Дети рванулись к лестнице.

В парадном никого не было, и лидер негромко подсказал:

– На улице бежим по дорожке вдоль дома, чтобы из окон не засекли…

Они кучкой вылетели на улицу, сзади легонько щелкнул дверной доводчик.

Глухой, страшный, потусторонний вой нагнал их, когда они уже заворачивали за угол. Он донесся словно из-под земли, на миг взмыл до почти до небес, как невидимый огненный столб, – и оборвался, упал на серый снег, так и не достигнув неба; а там в тот момент на миг разошлись антрацитовые тучи, мелькнул пронзительный свет, будто не солнце глянуло на маленьких преступников, а настоящее Ярое Око…
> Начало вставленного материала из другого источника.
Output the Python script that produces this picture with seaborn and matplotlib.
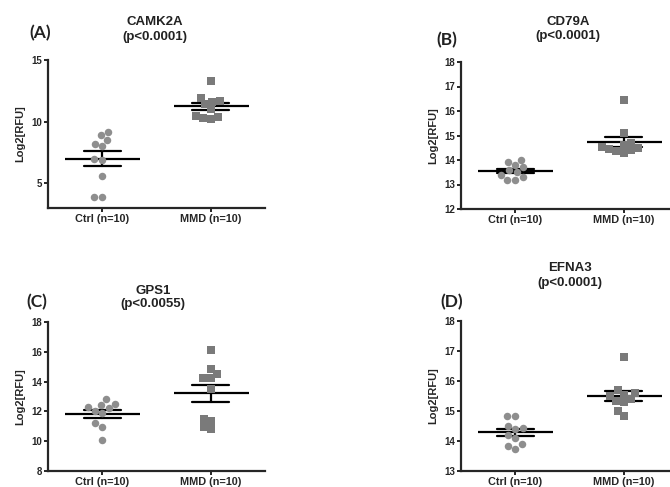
import pandas as pd
import seaborn as sns
import matplotlib.pyplot as plt

# values (Log2[RFU], n=10 per group)
groups = ["Ctrl (n=10)", "MMD (n=10)"]

camk2a_ctrl = [9.2, 8.9, 8.5, 8.2, 8.0, 7.0, 6.9, 5.6, 3.9, 3.9]
camk2a_mmd = [13.3, 11.9, 11.7, 11.6, 11.4, 11.0, 10.5, 10.4, 10.3, 10.2]
cd79a_ctrl = [14.0, 13.9, 13.8, 13.7, 13.6, 13.5, 13.4, 13.3, 13.2, 13.2]
cd79a_mmd = [16.45, 15.1, 14.7, 14.6, 14.55, 14.5, 14.45, 14.4, 14.35, 14.3]
gps1_ctrl = [12.8, 12.5, 12.4, 12.3, 12.2, 12.0, 11.9, 11.2, 10.95, 10.05]
gps1_mmd = [16.1, 14.85, 14.5, 14.25, 14.25, 13.5, 11.5, 11.35, 10.95, 10.8]
efna3_ctrl = [14.85, 14.85, 14.5, 14.45, 14.4, 14.2, 14.1, 13.9, 13.85, 13.75]
efna3_mmd = [16.8, 15.7, 15.55, 15.6, 15.5, 15.4, 15.35, 15.3, 15.0, 14.85]

genes = ["CAMK2A", "CD79A", "GPS1", "EFNA3"]
pvals = ["(p<0.0001)", "(p<0.0001)", "(p<0.0055)", "(p<0.0001)"]
letters = ["(A)", "(B)", "(C)", "(D)"]
ylims = [(3, 15), (12, 18), (8, 18), (13, 18)]
yticks = [[5, 10, 15], list(range(12, 19)), list(range(8, 19, 2)), list(range(13, 19))]
panel_data = [(camk2a_ctrl, camk2a_mmd), (cd79a_ctrl, cd79a_mmd),
              (gps1_ctrl, gps1_mmd), (efna3_ctrl, efna3_mmd)]

sns.set_style("ticks")
plt.rcParams['font.family'] = ['Liberation Sans', 'DejaVu Sans']

W, H = 670, 487
fig = plt.figure(figsize=(W / 100, H / 100), dpi=100)

# layout in pixels: axes box (left, top, right, bottom), title x / y lines, panel letter
boxes = [(48, 60, 265, 208), (461, 62, 678, 209), (48, 322, 265, 471), (461, 321, 678, 471)]
title_pos = [(155, 22, 37), (568, 22, 36), (153, 291, 304), (570, 268, 283)]
letter_pos = [(40, 33), (447, 40), (37, 302), (452, 302)]

for i in range(4):
    l, t, r, b = boxes[i]
    ax = fig.add_axes([l / W, 1 - b / H, (r - l) / W, (b - t) / H])
    ctrl, mmd = panel_data[i]
    df = pd.DataFrame({'group': [groups[0]] * len(ctrl) + [groups[1]] * len(mmd),
                       'value': ctrl + mmd})

    sns.swarmplot(x=[groups[0]] * len(ctrl), y=ctrl, order=groups, marker='o',
                  color='#8e8e8e', size=5.4, linewidth=0, ax=ax)
    sns.swarmplot(x=[groups[1]] * len(mmd), y=mmd, order=groups, marker='s',
                  color='#7a7a7a', size=5.2, linewidth=0, ax=ax)
    sns.pointplot(data=df, x='group', y='value', order=groups, errorbar='se',
                  capsize=0.34, color='black', marker='_', markersize=54,
                  markeredgewidth=1.6, linestyle='none',
                  err_kws={'linewidth': 1.6}, ax=ax)

    ax.set_xlim(-0.5, 1.5)
    ax.set_ylim(*ylims[i])
    ax.set_yticks(yticks[i])
    ax.set_xlabel('')
    ax.set_ylabel('Log2[RFU]', fontsize=8, fontweight='bold', labelpad=4)
    for lab in ax.get_xticklabels() + ax.get_yticklabels():
        lab.set_fontweight('bold')
    ax.tick_params(axis='x', labelsize=7.8, length=3, width=1.4, pad=1.5)
    ax.tick_params(axis='y', labelsize=7, length=3, width=1.4, pad=1.5)
    for side in ['left', 'bottom']:
        ax.spines[side].set_linewidth(1.6)
    sns.despine(ax=ax)
    ax.patch.set_alpha(0)

    tx, ty1, ty2 = title_pos[i]
    fig.text(tx / W, 1 - ty1 / H, genes[i], ha='center', va='center',
             fontsize=9.5, fontweight='bold', color='#222222')
    fig.text(tx / W, 1 - ty2 / H, pvals[i], ha='center', va='center',
             fontsize=9.5, fontweight='bold', color='#222222')
    lx, ly = letter_pos[i]
    fig.text(lx / W, 1 - ly / H, letters[i], ha='center', va='center',
             fontsize=12.5, fontweight='bold', family=['Lato', 'DejaVu Sans'],
             color='#222222')

fig.savefig('out.png', dpi=100)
– …об этом никто не знает. Миха сгинул уже через несколько месяцев – я нигде не нашел его следов, ни в интернете, ни где-то еще… Гришаню перевели в другую школу после младшей, а через девять лет он погиб в армии на учениях – водитель танка не вовремя подал назад… Я же сумел убедить себя, что был слишком маленький тогда, слишком испуганный… И вообще, моя спичка действительно ничего не добавила – все загорелось от первой, Гришкиной… Я почти забыл, потому что после ухода обоих дружков как-то сама собой началась новая жизнь, стал взрослеть, расти, думать… Все это затерлось – да, как кошмарный сон, так принято говорить… Но там, выходит, зачли… Вот как… – Владислав через силу улыбнулся. – Надо же, думал, что меня это давно не мучает…

– Ага, не мучает его, как же… А во сне кто орет: «Нельзя! Нельзя!»? – мрачно вставила Василиса.

– …а рассказал вам – и как гора с плеч. Я ее, выходит, все эти годы носил, и убеждал себя, что ее нету… Ну, что я могу сказать… Я, походу, второй адресат, осталось найти отступника…

– А что его искать – вот он, – Василиса спокойно мотнула головой в сторону отца Петра. – Он же сам сказал, что никто из нас не крикнул, что письмо, мол не нам. Значит, тоже знает за собой что-то. Давайте, батюшка, колитесь, ваша очередь.

Священник отвернулся к окну, положил с виду спокойные руки на подоконник.